I’m not a bad parent at home. I love my boys, and I love to interact with them -- even though my schedule is somewhat full (or insane). I love to read books, color, bake, chase, play with toys, bathe and really do anything but crafts with these two boys. I do have a tendency, however, to yell too much, which I work on in intervals (meaning that one certain week of the month is far worse than the other three, and I begin working on it again once sanity returns). I also don’t say negative or nasty things to them in the privacy of our own home. I use my volume (oh, my volume) to stop certain actions (STOP LICKING YOUR BROTHER) or to cause others (GET TO THE TABLE). I never call my children names, berate them for mistakes or step across a line of verbal abuse. I am just loud at home. I hate it. But I am.
I also get frustrated more easily at home. Or, perhaps the better way to explain it is this way: I get equally frustrated at home but feel that my home is a safe place to sit down and cry, whereas I would rather die than cry in public. I am not the mom who screams at her children in a store. I do use my outdoor voice to get my older son to stop pushing his little brother down the slide from across the playground, but I am assuming that outside voices are usually acceptable outdoors.

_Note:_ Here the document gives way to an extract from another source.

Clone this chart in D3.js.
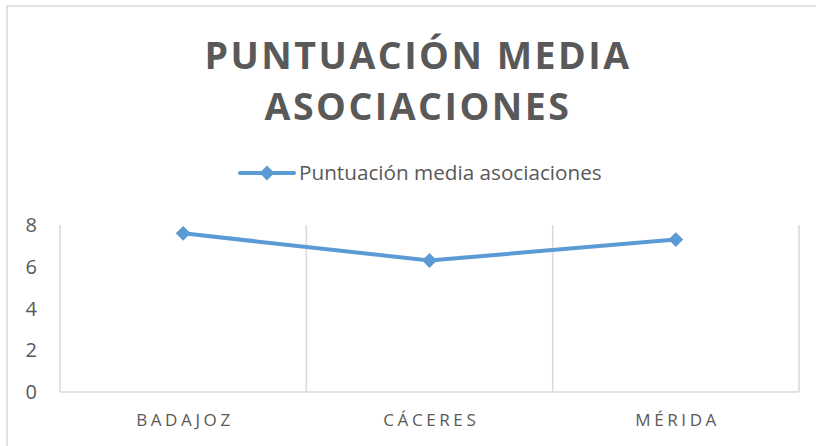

Right? But if a public meltdown occurs, which they do, I have no problem calmly pulling my child onto my lap, whispering in his ear and getting him calmed down or, at worst, removing him from the situation so he can calm down on his own. Why can’t I use my quiet voice at home?
I tend to make sure that we get out of the house regularly. As the colder months move in, I need creative planning. When my husband was away all weekend with overtime and the recent big fire (he's a fireman), I was certain to get out and about (the park, the store, anywhere really) so that I wouldn’t lose my mind. They had fun. I kept my volume under control. And we all survived the long, overwhelming weekend.
Please don’t get the wrong idea. My children aren’t in danger at home. I’m just writing this because I wish I could use my Public Patience more frequently at home. My close friend (to whom I admitted this issue to the other day) said that she had recently read to pretend as though you are in public when your child is acting up or your feel yourself becoming overwhelmed.
As much as I encourage imagination and love to play pretend with the boys, I know that there’s no audience in my son’s bedroom when his little brother has, once again, emptied two whole shelves of books. Or at the dinner table (our most recent Issue of Doom) when one son has decided that he doesn’t need to eat and just simply gets down while the other one stays in his seat and just whines about it. (Help?) Or when they are refusing to share a toy even though we have two of the very same toy. I know that I’ve read Screamfree Parenting.